[Figure scripts]
-- BEGIN --
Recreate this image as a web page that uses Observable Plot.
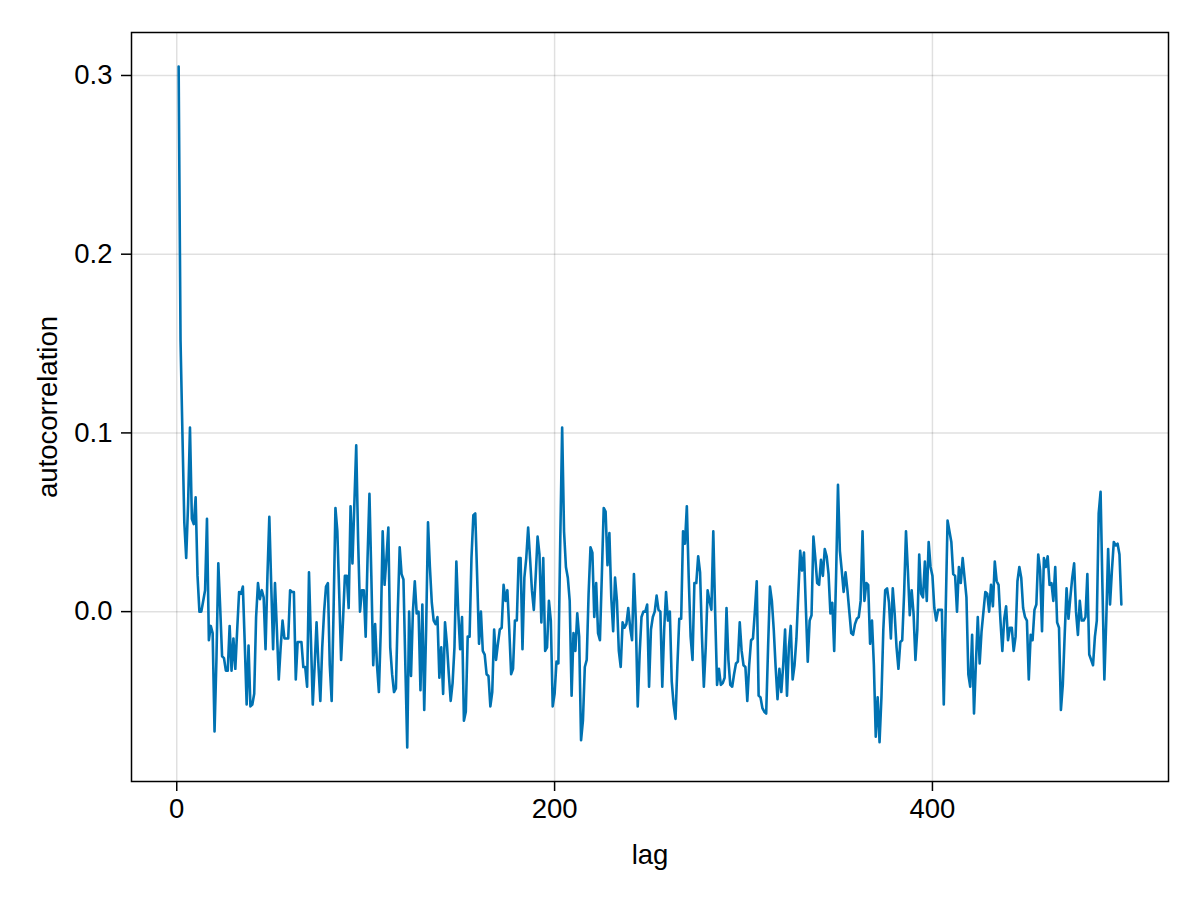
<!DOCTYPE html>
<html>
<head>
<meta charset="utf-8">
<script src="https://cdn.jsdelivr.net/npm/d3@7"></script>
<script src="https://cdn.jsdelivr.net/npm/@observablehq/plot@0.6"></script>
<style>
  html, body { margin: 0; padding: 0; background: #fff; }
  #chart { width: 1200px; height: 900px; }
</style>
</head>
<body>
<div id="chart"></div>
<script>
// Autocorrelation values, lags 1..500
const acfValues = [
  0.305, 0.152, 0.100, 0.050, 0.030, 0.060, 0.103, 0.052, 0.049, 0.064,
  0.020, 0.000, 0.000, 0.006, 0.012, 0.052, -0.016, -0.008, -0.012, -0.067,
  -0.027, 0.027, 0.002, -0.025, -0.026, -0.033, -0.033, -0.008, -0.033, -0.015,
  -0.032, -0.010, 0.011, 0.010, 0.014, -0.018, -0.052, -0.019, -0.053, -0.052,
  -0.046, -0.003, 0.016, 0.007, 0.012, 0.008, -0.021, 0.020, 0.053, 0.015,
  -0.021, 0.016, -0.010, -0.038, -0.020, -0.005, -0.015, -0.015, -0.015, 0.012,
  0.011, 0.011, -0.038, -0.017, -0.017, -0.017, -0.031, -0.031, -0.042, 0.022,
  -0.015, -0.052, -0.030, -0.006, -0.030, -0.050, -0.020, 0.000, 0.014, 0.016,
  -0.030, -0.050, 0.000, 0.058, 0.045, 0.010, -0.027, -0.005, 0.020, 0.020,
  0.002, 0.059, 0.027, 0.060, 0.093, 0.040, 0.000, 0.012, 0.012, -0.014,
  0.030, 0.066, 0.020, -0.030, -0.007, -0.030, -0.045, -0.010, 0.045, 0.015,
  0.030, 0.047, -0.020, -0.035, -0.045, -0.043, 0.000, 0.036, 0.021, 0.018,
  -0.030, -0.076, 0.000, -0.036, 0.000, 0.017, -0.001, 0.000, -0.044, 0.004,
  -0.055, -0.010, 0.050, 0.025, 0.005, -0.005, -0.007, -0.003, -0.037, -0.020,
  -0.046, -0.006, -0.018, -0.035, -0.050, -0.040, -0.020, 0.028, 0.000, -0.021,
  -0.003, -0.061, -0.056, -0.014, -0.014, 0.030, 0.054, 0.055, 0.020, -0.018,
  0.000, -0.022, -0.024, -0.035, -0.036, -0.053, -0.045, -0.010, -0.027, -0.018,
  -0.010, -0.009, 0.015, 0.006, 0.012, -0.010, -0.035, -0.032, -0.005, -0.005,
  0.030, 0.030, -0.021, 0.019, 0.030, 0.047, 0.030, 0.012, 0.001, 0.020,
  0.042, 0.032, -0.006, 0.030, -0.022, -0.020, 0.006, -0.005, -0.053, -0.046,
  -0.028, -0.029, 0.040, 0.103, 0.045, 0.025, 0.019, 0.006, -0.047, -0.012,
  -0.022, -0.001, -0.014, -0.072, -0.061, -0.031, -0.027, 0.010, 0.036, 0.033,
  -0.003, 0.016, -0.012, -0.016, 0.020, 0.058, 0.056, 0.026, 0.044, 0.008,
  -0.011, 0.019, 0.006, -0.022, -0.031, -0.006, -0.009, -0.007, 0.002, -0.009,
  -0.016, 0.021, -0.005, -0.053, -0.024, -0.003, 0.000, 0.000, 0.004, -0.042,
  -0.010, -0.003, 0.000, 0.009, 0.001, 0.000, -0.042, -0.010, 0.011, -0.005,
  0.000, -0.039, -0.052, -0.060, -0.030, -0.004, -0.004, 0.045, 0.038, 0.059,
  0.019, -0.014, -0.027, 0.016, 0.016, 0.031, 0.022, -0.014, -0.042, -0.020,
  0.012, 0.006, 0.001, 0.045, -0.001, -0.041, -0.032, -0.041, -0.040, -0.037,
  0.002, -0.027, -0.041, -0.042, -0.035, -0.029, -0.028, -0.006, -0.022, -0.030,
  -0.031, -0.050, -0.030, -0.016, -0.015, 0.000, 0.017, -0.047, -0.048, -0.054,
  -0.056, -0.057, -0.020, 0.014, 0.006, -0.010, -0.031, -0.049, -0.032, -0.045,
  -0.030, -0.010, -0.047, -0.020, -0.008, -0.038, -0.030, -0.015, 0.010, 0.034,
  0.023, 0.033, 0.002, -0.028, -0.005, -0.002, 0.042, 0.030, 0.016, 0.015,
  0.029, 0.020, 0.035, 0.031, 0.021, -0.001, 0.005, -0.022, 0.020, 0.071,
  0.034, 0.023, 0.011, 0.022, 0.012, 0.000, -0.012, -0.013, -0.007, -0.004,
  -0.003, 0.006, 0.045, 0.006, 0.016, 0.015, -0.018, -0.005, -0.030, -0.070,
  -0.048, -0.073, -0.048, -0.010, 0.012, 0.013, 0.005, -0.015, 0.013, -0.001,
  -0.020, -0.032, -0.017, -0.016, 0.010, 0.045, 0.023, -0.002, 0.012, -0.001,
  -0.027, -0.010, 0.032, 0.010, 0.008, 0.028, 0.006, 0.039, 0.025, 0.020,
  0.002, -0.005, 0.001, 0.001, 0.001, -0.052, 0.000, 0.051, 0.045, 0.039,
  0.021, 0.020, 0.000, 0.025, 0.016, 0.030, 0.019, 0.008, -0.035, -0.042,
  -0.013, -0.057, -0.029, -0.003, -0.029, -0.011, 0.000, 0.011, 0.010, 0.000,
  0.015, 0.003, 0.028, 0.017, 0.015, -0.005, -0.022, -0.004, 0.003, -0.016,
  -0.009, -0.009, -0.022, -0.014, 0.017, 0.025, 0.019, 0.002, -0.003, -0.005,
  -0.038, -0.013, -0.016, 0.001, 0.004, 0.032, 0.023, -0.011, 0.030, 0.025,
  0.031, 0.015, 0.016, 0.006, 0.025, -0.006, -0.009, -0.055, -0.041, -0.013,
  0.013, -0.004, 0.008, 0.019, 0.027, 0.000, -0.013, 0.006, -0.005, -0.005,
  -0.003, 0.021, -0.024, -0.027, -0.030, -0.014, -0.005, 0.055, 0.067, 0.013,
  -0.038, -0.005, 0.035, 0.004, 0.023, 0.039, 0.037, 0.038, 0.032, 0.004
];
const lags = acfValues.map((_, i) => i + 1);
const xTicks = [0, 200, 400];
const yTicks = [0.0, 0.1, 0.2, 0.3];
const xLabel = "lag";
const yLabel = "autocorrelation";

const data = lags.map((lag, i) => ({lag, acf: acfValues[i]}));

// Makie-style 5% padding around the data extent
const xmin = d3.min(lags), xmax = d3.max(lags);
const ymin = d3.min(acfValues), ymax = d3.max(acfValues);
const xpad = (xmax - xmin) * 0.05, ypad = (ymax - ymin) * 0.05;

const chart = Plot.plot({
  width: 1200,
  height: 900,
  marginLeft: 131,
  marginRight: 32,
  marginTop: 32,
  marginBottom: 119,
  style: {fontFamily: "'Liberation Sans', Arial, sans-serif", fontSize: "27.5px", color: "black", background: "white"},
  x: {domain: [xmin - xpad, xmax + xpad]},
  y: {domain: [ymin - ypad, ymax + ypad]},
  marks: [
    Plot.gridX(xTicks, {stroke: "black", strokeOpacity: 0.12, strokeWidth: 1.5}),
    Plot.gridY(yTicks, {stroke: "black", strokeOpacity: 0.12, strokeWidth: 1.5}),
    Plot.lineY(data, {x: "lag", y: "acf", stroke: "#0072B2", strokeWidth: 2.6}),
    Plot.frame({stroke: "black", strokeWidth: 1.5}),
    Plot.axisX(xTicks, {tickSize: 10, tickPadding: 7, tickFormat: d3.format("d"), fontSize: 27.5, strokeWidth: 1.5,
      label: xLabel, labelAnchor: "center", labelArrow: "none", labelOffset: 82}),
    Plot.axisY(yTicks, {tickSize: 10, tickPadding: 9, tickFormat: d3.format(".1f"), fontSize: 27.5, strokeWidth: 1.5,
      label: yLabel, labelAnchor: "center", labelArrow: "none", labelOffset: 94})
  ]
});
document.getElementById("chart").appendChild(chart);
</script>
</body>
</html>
-- END --
-- BEGIN --
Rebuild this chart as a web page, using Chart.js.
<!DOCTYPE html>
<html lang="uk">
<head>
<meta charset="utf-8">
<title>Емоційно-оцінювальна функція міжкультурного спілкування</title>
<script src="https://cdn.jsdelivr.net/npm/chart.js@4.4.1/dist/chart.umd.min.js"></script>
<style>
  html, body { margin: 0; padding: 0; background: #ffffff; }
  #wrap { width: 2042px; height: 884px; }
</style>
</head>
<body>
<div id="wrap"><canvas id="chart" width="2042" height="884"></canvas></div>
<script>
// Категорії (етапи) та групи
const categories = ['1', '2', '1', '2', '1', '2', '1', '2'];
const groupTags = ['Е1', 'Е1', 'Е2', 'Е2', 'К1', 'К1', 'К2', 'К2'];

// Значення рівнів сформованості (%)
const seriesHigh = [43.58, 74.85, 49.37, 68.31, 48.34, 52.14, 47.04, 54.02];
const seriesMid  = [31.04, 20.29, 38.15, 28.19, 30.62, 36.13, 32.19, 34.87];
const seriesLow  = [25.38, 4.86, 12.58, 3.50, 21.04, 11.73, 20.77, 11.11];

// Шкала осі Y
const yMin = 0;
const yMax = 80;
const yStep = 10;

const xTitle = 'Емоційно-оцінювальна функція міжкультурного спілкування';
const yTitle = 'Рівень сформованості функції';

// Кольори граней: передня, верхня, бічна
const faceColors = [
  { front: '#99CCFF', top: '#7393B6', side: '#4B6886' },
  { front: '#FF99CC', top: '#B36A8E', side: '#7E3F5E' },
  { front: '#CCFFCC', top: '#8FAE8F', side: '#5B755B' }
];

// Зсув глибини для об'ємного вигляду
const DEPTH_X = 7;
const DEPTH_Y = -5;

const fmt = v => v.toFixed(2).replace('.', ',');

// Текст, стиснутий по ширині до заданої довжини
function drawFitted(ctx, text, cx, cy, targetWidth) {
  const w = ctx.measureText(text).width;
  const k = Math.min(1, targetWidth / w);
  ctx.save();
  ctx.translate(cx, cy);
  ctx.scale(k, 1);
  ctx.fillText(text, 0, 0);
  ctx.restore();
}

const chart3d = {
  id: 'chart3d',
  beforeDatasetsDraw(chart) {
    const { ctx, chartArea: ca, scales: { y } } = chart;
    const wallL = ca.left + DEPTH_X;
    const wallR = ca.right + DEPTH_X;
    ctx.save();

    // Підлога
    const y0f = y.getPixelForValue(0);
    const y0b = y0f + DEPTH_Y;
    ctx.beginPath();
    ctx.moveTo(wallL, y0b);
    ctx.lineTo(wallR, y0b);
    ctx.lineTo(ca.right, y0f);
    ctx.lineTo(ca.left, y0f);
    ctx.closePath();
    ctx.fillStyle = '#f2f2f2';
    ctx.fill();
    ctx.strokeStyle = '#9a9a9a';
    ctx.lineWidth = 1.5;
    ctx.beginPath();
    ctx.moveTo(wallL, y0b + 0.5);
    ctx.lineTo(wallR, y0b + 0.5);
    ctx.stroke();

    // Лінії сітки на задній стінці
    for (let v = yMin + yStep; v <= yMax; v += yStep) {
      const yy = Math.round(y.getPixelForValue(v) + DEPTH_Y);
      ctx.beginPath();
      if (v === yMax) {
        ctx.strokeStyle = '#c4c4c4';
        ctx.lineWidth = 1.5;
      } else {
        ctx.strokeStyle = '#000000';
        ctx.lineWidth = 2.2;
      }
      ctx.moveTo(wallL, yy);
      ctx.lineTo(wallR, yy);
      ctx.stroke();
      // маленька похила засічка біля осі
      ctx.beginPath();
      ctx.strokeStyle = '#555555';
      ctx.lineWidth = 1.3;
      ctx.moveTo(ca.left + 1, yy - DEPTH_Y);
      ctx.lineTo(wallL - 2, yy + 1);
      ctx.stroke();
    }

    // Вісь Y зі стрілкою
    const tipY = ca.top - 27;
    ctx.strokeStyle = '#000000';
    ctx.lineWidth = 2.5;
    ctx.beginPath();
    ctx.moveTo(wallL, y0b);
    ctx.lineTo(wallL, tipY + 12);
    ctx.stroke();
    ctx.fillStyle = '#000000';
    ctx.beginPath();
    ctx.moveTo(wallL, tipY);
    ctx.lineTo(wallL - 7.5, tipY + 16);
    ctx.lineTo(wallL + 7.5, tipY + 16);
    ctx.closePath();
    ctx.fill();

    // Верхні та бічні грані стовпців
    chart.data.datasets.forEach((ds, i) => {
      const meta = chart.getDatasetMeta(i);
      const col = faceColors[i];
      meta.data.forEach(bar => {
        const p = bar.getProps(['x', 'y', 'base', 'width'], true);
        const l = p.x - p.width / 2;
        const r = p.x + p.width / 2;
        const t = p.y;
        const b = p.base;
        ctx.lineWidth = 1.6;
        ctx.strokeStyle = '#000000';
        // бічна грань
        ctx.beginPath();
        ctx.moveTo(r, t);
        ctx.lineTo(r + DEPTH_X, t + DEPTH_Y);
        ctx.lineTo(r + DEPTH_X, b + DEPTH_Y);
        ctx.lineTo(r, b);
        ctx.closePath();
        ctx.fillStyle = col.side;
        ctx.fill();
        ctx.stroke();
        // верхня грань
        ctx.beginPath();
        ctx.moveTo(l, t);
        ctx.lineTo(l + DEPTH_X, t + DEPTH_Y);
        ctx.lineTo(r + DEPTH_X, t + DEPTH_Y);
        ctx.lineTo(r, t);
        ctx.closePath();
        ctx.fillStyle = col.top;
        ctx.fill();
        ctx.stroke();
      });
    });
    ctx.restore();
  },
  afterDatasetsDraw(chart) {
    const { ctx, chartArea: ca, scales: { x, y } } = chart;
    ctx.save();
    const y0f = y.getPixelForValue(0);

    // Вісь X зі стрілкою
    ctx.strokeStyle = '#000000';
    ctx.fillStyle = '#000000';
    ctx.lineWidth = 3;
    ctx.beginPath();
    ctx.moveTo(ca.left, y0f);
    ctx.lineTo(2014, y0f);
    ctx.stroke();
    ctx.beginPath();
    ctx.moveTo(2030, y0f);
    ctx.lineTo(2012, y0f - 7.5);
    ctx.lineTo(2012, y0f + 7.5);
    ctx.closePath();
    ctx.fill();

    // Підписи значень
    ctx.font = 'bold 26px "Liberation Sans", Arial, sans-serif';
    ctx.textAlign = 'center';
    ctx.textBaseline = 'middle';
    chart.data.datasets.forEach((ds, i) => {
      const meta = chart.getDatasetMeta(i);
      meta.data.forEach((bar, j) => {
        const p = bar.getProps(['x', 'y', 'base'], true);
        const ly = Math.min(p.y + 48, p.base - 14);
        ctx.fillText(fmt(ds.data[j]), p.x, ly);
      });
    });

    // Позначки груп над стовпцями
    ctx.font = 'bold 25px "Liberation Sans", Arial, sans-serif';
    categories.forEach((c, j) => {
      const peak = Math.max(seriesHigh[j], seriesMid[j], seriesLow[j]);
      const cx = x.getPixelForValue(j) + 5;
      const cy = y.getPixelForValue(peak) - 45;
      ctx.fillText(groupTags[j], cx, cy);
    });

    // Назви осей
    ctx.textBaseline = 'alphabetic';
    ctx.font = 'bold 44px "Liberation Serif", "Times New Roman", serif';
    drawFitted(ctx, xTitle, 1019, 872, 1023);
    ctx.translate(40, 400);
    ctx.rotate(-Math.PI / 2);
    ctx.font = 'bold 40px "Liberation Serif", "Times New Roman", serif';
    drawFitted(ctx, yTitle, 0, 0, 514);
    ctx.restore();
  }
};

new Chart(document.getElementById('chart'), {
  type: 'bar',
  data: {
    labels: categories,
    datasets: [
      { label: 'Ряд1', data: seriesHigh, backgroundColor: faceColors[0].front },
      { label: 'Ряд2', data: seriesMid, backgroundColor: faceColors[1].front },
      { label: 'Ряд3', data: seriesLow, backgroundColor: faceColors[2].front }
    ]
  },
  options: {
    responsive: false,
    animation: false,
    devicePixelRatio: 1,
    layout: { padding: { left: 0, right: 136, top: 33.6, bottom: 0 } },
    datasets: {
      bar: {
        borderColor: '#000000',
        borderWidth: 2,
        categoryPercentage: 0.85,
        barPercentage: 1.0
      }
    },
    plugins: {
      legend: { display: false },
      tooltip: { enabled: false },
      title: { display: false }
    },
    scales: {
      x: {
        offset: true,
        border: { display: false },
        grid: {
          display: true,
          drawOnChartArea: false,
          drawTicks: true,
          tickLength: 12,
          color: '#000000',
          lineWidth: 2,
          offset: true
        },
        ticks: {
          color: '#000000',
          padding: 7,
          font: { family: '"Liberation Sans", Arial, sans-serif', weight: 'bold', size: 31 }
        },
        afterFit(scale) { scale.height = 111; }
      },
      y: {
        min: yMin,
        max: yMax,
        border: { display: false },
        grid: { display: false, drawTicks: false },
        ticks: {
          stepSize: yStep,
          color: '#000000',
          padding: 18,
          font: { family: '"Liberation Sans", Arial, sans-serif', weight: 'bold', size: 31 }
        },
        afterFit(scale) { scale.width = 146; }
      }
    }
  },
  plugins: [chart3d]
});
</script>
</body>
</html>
-- END --
*Work instructions*.
Print the lines from the line containing "Rebuild this chart" to the line containing "const yTitle = 'Рівень", both ends included, exactly and with nothing added.

*Response for this exercise*.
Rebuild this chart as a web page, using Chart.js.
<!DOCTYPE html>
<html lang="uk">
<head>
<meta charset="utf-8">
<title>Емоційно-оцінювальна функція міжкультурного спілкування</title>
<script src="https://cdn.jsdelivr.net/npm/chart.js@4.4.1/dist/chart.umd.min.js"></script>
<style>
  html, body { margin: 0; padding: 0; background: #ffffff; }
  #wrap { width: 2042px; height: 884px; }
</style>
</head>
<body>
<div id="wrap"><canvas id="chart" width="2042" height="884"></canvas></div>
<script>
// Категорії (етапи) та групи
const categories = ['1', '2', '1', '2', '1', '2', '1', '2'];
const groupTags = ['Е1', 'Е1', 'Е2', 'Е2', 'К1', 'К1', 'К2', 'К2'];

// Значення рівнів сформованості (%)
const seriesHigh = [43.58, 74.85, 49.37, 68.31, 48.34, 52.14, 47.04, 54.02];
const seriesMid  = [31.04, 20.29, 38.15, 28.19, 30.62, 36.13, 32.19, 34.87];
const seriesLow  = [25.38, 4.86, 12.58, 3.50, 21.04, 11.73, 20.77, 11.11];

// Шкала осі Y
const yMin = 0;
const yMax = 80;
const yStep = 10;

const xTitle = 'Емоційно-оцінювальна функція міжкультурного спілкування';
const yTitle = 'Рівень сформованості функції';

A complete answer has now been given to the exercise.